*** Exercise inputs

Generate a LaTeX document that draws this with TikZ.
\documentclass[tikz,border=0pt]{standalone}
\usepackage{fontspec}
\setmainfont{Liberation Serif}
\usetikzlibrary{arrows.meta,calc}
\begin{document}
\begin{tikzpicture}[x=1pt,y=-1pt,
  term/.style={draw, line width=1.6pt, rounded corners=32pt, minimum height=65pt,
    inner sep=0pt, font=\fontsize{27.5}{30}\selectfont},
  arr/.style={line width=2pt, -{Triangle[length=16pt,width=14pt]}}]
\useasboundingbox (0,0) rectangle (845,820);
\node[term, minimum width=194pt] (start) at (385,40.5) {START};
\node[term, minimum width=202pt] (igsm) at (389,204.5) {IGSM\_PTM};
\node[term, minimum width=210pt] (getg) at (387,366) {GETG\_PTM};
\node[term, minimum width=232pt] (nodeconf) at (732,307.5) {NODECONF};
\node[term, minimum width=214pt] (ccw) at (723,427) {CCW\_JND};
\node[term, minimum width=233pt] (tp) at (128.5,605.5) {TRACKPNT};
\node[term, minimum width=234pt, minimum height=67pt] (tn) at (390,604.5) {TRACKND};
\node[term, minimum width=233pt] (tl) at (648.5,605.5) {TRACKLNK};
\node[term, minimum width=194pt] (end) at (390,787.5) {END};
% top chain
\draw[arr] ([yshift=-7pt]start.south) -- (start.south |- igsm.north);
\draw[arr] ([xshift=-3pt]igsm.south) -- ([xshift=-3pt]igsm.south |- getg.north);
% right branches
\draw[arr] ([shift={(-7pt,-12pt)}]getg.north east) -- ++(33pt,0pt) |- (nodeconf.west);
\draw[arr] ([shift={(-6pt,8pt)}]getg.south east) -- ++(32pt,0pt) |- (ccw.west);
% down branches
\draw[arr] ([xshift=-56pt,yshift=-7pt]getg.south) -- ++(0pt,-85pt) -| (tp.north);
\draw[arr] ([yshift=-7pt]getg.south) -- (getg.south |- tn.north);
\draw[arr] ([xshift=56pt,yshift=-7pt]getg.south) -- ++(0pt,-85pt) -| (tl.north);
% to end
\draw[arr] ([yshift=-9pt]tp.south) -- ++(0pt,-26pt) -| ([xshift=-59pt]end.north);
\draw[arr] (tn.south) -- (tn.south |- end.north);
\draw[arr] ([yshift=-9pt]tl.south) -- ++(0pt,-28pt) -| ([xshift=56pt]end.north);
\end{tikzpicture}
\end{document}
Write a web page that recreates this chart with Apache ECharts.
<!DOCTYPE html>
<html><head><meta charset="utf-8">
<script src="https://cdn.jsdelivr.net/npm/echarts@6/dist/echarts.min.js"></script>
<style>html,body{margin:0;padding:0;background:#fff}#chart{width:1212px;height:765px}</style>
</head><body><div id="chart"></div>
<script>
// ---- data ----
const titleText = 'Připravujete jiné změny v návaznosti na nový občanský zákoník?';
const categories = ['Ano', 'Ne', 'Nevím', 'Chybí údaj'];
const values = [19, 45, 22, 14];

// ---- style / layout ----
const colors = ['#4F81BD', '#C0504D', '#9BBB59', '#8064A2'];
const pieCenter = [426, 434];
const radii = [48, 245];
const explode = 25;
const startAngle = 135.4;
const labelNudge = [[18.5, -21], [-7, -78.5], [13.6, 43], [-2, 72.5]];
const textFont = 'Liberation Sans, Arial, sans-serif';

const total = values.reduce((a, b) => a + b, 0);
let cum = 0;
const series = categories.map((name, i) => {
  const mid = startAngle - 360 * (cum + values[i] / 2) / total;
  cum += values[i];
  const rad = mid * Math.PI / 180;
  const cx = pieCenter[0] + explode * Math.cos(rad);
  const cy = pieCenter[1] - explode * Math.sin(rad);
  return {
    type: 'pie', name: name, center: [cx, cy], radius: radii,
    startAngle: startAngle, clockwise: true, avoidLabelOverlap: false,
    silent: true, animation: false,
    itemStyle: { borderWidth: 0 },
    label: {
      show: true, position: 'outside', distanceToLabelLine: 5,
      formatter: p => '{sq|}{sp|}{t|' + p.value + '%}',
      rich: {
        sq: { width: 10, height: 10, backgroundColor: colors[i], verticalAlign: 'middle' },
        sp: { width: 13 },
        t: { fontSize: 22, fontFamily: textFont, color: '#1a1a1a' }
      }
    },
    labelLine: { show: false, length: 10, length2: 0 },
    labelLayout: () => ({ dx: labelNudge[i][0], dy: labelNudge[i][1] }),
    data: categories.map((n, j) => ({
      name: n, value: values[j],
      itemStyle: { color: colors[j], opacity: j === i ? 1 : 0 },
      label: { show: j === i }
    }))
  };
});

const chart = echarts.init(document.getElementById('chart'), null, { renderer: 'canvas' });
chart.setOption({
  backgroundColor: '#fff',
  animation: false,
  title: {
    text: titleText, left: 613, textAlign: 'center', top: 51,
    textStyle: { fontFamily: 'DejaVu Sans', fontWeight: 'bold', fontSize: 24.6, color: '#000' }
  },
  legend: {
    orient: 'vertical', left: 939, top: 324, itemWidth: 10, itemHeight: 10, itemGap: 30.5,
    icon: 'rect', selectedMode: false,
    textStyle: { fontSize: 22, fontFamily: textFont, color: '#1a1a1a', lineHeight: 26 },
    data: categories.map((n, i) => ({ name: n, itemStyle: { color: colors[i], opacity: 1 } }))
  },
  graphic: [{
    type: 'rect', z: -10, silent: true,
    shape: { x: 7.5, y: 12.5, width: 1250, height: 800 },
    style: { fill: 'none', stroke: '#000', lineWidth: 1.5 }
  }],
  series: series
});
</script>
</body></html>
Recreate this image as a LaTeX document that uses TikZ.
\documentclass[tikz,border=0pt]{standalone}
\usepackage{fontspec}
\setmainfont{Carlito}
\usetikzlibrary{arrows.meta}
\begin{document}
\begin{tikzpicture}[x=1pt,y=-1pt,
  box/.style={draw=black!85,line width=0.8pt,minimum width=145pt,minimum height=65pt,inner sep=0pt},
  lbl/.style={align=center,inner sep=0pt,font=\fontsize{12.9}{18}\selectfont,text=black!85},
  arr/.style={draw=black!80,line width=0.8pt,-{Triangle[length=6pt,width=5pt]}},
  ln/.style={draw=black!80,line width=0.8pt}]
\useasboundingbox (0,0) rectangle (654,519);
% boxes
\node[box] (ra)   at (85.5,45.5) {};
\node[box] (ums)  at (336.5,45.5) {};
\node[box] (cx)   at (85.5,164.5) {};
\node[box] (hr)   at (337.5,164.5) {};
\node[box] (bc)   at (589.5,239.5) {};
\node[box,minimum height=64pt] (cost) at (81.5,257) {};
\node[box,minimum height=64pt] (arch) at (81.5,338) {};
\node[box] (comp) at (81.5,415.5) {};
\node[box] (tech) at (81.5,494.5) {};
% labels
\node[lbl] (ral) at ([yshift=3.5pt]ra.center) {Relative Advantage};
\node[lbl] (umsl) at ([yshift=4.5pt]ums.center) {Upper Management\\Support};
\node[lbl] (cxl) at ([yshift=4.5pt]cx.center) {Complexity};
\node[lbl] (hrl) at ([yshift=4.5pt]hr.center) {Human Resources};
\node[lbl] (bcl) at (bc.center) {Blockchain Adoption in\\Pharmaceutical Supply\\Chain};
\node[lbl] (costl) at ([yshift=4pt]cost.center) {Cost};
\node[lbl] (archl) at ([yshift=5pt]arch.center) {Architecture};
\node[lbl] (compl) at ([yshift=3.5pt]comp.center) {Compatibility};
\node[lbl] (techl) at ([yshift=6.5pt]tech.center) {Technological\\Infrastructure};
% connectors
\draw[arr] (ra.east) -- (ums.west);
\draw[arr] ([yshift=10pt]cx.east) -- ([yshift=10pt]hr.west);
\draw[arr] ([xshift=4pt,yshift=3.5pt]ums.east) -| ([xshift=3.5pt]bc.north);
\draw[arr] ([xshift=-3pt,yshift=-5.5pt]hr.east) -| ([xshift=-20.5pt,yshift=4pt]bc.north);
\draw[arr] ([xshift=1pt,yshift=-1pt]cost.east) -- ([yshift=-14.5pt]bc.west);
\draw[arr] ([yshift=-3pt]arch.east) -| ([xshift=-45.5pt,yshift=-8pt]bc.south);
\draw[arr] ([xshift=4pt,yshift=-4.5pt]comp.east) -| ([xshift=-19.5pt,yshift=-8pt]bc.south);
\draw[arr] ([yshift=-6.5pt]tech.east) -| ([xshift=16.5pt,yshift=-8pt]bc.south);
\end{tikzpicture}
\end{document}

******

Request:
Say how many lines of the data include the word "with". Nothing other than the number should be given.

Output:
2